The Dandois re-booking isn’t the only bit of deja vu that Young will experience in her PFL debut.

Young finds herself competing in New Jersey for the first time since she battled Carano at Prudential Center in Newark. Not only did that lineup feature Kimbo Slice in the main event and future UFC welterweight champion Robbie Lawler in the co-main, but Young and Carano were prominently marketed for the main card during a time when women were still only allowed to compete in three-minute rounds.

Young lost by doctor stoppage in between the second and third rounds, but beyond the outcome of the fight, Young recalls the experience being a sour one for other reasons.

“It was hard for me,” Young said. “It was really hard for me, all the media attention and the way people in your life start acting different when you get attention like that. It was really, really difficult, I think both being young and being knew to it because there was no gradual build-up of it. It was I’m taking these fights in the middle of the Midwest behind a bar somewhere and now I’m in front of five million people. The jump was really jarring for me. I’m kind of introverted too, so it was a lot.”

“We’re social creatures,” she continued. “Not everybody is this way, certainly, but anything that changes your social standing is going to change the way certain people treat you. I had always been a fighter, the only thing that was different was fame. It’s not even that much, it was one fight, but I think that the contrast was hard and it did make some people in my life act very different, some people in the gym act different. It was a real challenge and it’s something that now that I’m coaching I’m mindful of when we have people now coming into big shows. Just trying to help prepare them for that.”

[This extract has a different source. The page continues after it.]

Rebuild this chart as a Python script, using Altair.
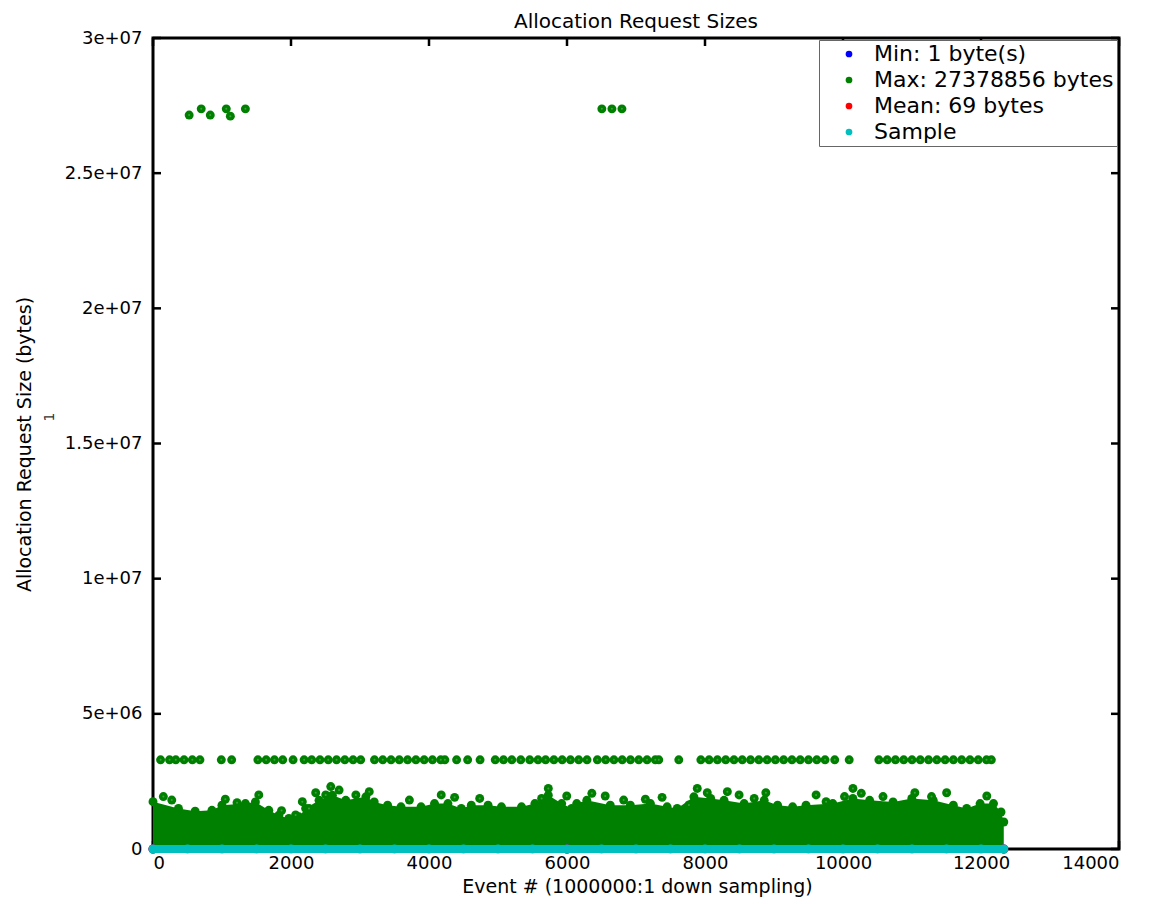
import altair as alt
import pandas as pd

# ---------------- data ----------------
X_TICKS = [0, 2000, 4000, 6000, 8000, 10000, 12000, 14000]
Y_TICKS = [0, 5000000, 10000000, 15000000, 20000000, 25000000, 30000000]
Y_TICK_LABELS = ["0", "5e+06", "1e+07", "1.5e+07", "2e+07", "2.5e+07", "3e+07"]

SERIES = ["Min: 1 byte(s)", "Max: 27378856 bytes", "Mean: 69 bytes", "Sample"]
COLORS = ["#0000ff", "#008000", "#ff0000", "#00bfbf"]

# Max: upper edge of the dense cloud of maxima (bytes)
body_x = [0, 369, 611, 854, 999, 1339, 1484, 1678, 1824, 1969, 2115, 2212, 2406, 2600,
          2794, 3085, 3206, 3400, 3594, 3885, 4080, 4274, 4468, 4613, 4856, 5050, 5341,
          5535, 5729, 5923, 6068, 6141, 6287, 6627, 6918, 7209, 7451, 7597, 7839, 8082,
          8276, 8567, 8858, 9052, 9270, 9464, 9852, 10143, 10386, 10725, 10997, 11308,
          11599, 11793, 11987, 12181, 12290, 12330]
body_y = [1.75e6, 1.50e6, 1.40e6, 1.43e6, 1.62e6, 1.68e6, 1.74e6, 1.43e6, 1.25e6, 1.13e6,
          1.19e6, 1.50e6, 1.80e6, 1.99e6, 1.80e6, 1.93e6, 1.74e6, 1.62e6, 1.56e6, 1.56e6,
          1.68e6, 1.68e6, 1.50e6, 1.62e6, 1.62e6, 1.56e6, 1.56e6, 1.68e6, 1.99e6, 1.68e6,
          1.50e6, 1.68e6, 1.80e6, 1.62e6, 1.62e6, 1.68e6, 1.56e6, 1.50e6, 1.93e6, 1.87e6,
          1.80e6, 1.68e6, 1.80e6, 1.62e6, 1.56e6, 1.62e6, 1.68e6, 1.87e6, 1.80e6, 1.74e6,
          1.87e6, 1.80e6, 1.62e6, 1.50e6, 1.68e6, 1.68e6, 1.37e6, 1.00e6]

# Max: single maxima standing above the cloud
peak_x = [150, 272, 1048, 1218, 1533, 1863, 2067, 2164, 2261, 2358, 2503, 2576, 2697, 2940,
          3134, 3716, 4177, 4371, 4735, 5632, 5729, 5996, 6360, 6554, 6821, 7136, 7378,
          7767, 7888, 8033, 8324, 8494, 8713, 8882, 9610, 9755, 10022, 10144, 10265, 10580,
          11041, 11283, 11502, 12084]
peak_y = [1.94e6, 1.81e6, 1.84e6, 1.71e6, 2.00e6, 1.42e6, 1.26e6, 1.75e6, 1.50e6, 2.08e6,
          2.00e6, 2.31e6, 2.18e6, 2.00e6, 2.12e6, 1.81e6, 2.00e6, 1.91e6, 1.87e6, 1.87e6,
          2.24e6, 1.96e6, 2.06e6, 1.96e6, 1.81e6, 1.84e6, 1.91e6, 1.63e6, 2.24e6, 2.08e6,
          2.12e6, 2.00e6, 1.87e6, 2.08e6, 2.00e6, 1.75e6, 1.94e6, 2.24e6, 2.06e6, 1.94e6,
          2.08e6, 1.94e6, 2.08e6, 1.96e6]

# Max: the recurring ~3.3 MB requests
band_x = [110, 240, 330, 450, 570, 680, 990, 1140, 1520, 1640, 1760, 1880, 2030,
          2190, 2300, 2420, 2540, 2660, 2780, 2900, 3010, 3210, 3330, 3450, 3570, 3690,
          3810, 3930, 4050, 4170, 4230, 4400, 4560, 4740, 4960, 5080, 5200, 5330, 5460,
          5580, 5690, 5810, 5930, 6050, 6170, 6290, 6440, 6560, 6680, 6800, 6920, 7040,
          7160, 7280, 7330, 7620, 7940, 8060, 8180, 8300, 8420, 8540, 8660, 8780, 8900,
          9020, 9140, 9260, 9380, 9500, 9620, 9740, 9880, 10090, 10520, 10640, 10760,
          10880, 11000, 11120, 11240, 11360, 11480, 11600, 11720, 11840, 11960, 12080, 12150]
band_y = [3300000] * len(band_x)

# Max: the largest requests (~27 MB)
top_x = [524, 699, 830, 1062, 1121, 1339, 6505, 6651, 6796]
top_y = [27150000, 27378856, 27150000, 27378856, 27110000, 27378856,
         27378856, 27378856, 27378856]

# Sample, Min, Mean (all at the bottom of the scale)
sample_x = [0, 500, 1000, 1500, 2000, 2500, 3000, 3500, 4000, 4500, 5000, 5500, 6000,
            6500, 7000, 7500, 8000, 8500, 9000, 9500, 10000, 10500, 11000, 11500, 12000, 12330]
sample_y = [64, 48, 72, 32, 96, 40, 64, 56, 80, 24, 64, 48, 72, 88, 40, 64, 56, 32, 72,
            48, 64, 80, 40, 56, 64, 48]
min_x = [0, 6000, 12330]
min_y = [1, 1, 1]
mean_x = [0, 6000, 12330]
mean_y = [69, 69, 69]

# ---------------- tables ----------------
def frame(xs, ys, s):
    return pd.DataFrame({"x": xs, "y": ys, "series": s})

points = pd.concat([
    frame(min_x, min_y, SERIES[0]),
    frame(mean_x, mean_y, SERIES[2]),
    frame(body_x, body_y, SERIES[1]),
    frame(peak_x, peak_y, SERIES[1]),
    frame(band_x, band_y, SERIES[1]),
    frame(top_x, top_y, SERIES[1]),
    frame(sample_x, sample_y, SERIES[3]),
], ignore_index=True)

gear = pd.concat([
    frame(peak_x, peak_y, SERIES[1]),
    frame(band_x, band_y, SERIES[1]),
    frame(top_x, top_y, SERIES[1]),
], ignore_index=True)

body = frame(body_x, body_y, SERIES[1])
sample = frame(sample_x, sample_y, SERIES[3])
xticks = pd.DataFrame({"x": X_TICKS})
yticks = pd.DataFrame({"y": Y_TICKS})

W, H = 966, 811
FONT = "DejaVu Sans"

xscale = alt.Scale(domain=[0, 14000], nice=False, zero=False)
yscale = alt.Scale(domain=[0, 30000000], nice=False, zero=False)

ylabel_expr = " : ".join(
    f"datum.value == {v} ? '{l}'" for v, l in zip(Y_TICKS, Y_TICK_LABELS)
) + " : ''"

x_axis = alt.Axis(values=X_TICKS, format="d", labelFontSize=18, labelPadding=5,
                  labelFont=FONT, title="Event # (1000000:1 down sampling)",
                  titleFontSize=19, titleFont=FONT, titleX=484, titleY=43,
                  titleAlign="center", titleBaseline="alphabetic",
                  titleFontWeight="normal")
y_axis = alt.Axis(values=Y_TICKS, labelExpr=ylabel_expr, labelFontSize=18,
                  labelPadding=11, labelFont=FONT,
                  title="Allocation Request Size (bytes)", titleFontSize=19,
                  titleFont=FONT, titleX=-129, titleY=406, titleAngle=270,
                  titleAlign="center", titleBaseline="middle",
                  titleFontWeight="normal")


def X():
    return alt.X("x:Q", scale=xscale, axis=x_axis)


def Y():
    return alt.Y("y:Q", scale=yscale, axis=y_axis)


TL = 8  # inward tick length

top_ticks = alt.Chart(xticks).mark_rule(color="black", strokeWidth=2.5).encode(
    x=X(), y=alt.value(0), y2=alt.value(TL))
bot_ticks = alt.Chart(xticks).mark_rule(color="black", strokeWidth=2.5).encode(
    x=X(), y=alt.value(H - TL), y2=alt.value(H))
left_ticks = alt.Chart(yticks).mark_rule(color="black", strokeWidth=2.5).encode(
    y=Y(), x=alt.value(0), x2=alt.value(TL))
right_ticks = alt.Chart(yticks).mark_rule(color="black", strokeWidth=2.5).encode(
    y=Y(), x=alt.value(W - TL), x2=alt.value(W))

cloud = alt.Chart(body).mark_area(color="#008000", opacity=1, interpolate="linear").encode(
    x=X(), y=Y())

pts = alt.Chart(points).mark_circle(size=80, opacity=1).encode(
    x=X(), y=Y(),
    color=alt.Color("series:N",
                    scale=alt.Scale(domain=SERIES, range=COLORS),
                    legend=alt.Legend(title=None, orient="top-right", offset=2,
                                      padding=3, strokeColor="#666666",
                                      fillColor="white", labelFontSize=22,
                                      labelFont=FONT, labelColor="black",
                                      labelLimit=500,
                                      symbolType="circle", symbolSize=45,
                                      symbolOffset=16, labelOffset=14,
                                      rowPadding=4, symbolStrokeWidth=0)),
)

gear_dots = alt.Chart(gear).mark_circle(size=4, opacity=1, color="#3f9f3f").encode(
    x=X(), y=Y())

sample_line = alt.Chart(sample).mark_line(color="#00bfbf", strokeWidth=8,
                                          strokeCap="round").encode(
    x=X(), y=Y())

stray = alt.Chart(pd.DataFrame({"t": ["1"]})).mark_text(
    angle=270, fontSize=14, font=FONT, color="#333333").encode(
    text="t:N", x=alt.value(-103), y=alt.value(379))

chart = alt.layer(
    top_ticks, bot_ticks, left_ticks, right_ticks, cloud, pts, gear_dots,
    sample_line, stray
).properties(
    width=W, height=H,
    title=alt.TitleParams("Allocation Request Sizes", fontSize=20, font=FONT,
                          fontWeight="normal", color="black", offset=0, dy=3,
                          anchor="middle"),
    autosize=alt.AutoSizeParams(type="none"),
    padding={"left": 145, "top": 30, "right": 35, "bottom": 48},
).configure_view(
    stroke="black", strokeWidth=3
).configure_axis(
    domain=False, ticks=False, grid=False, labelColor="black", titleColor="black"
)

chart.save("out.html", embed_options={"renderer": "svg", "actions": False})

Young is currently in one of the best stretches of her career, with wins in four of her past five fights. Her 11-10-1 record may lead to some overlooking her chances to contend in the upcoming PFL season, but she’s past the point where she worries about how accurately her stats actually reflect her accomplishments.

“I guess it’s not in my head,” Young said. “My thing is already, like, people look and go, ‘50-50,’ so my record is whatever at this point. I don’t think that’s as much of it, I guess I look at it more like I’m just taking the experience of all those fights.

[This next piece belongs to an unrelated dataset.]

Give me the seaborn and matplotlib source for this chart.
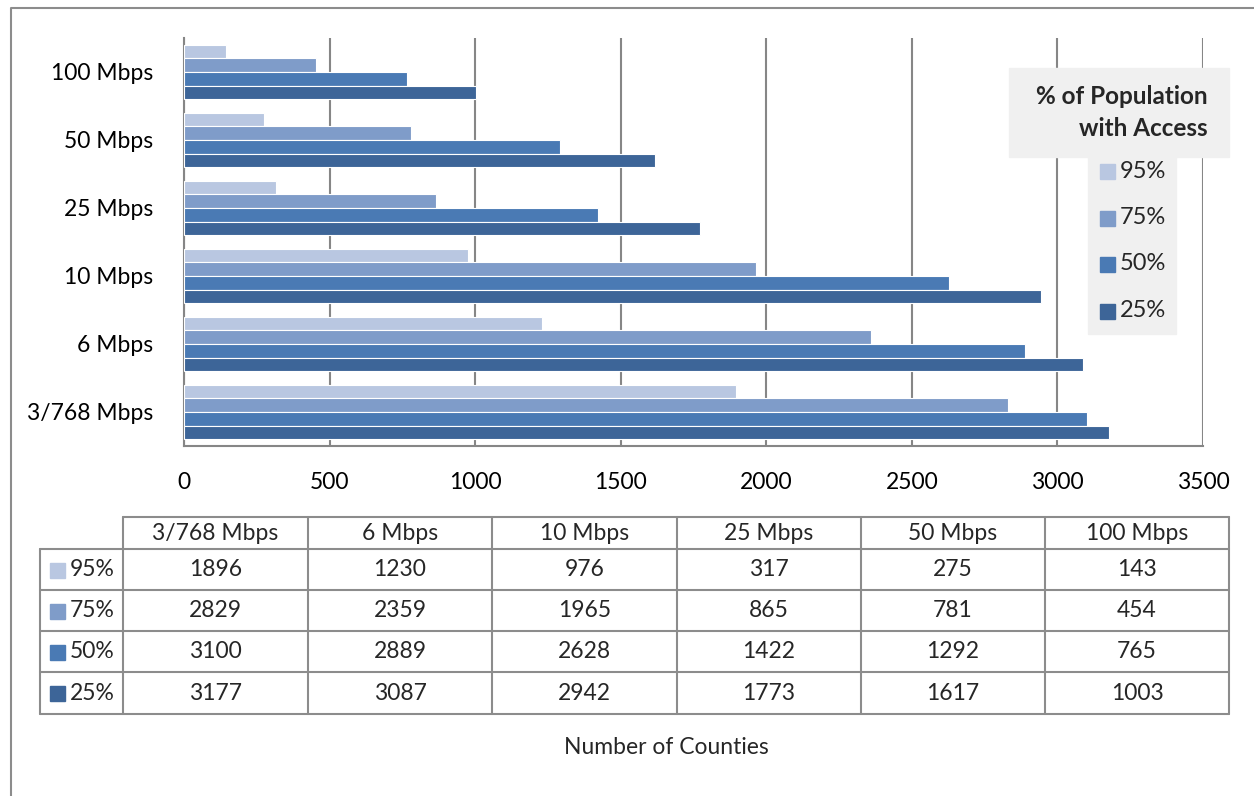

“And sometimes you glean experience from things you do to other people and sometimes you glean experience from things that have been done to you. I look at it like I’m taking all that with me into the tournament.”

After Dandois, Young is guaranteed one more PFL regular season fight, and the field of potential opponents includes veterans, relative neophytes, and reigning lightweight champion and two-time Olympic judo gold medalist Kayla Harrison.

It’s a scenario that may have worried the Young of yesteryear, but now? Just another day at the office.

“I was in over my head a little bit when I was young,” Young said. “Now, going into these situations, it’s like I’ve been there, I’ve been in all these crazy situations, fighting internationally, super tough fights. There’s not much I haven’t seen, so I feel both physically, technically, and emotionally prepared for whatever the hell comes. Bring it.”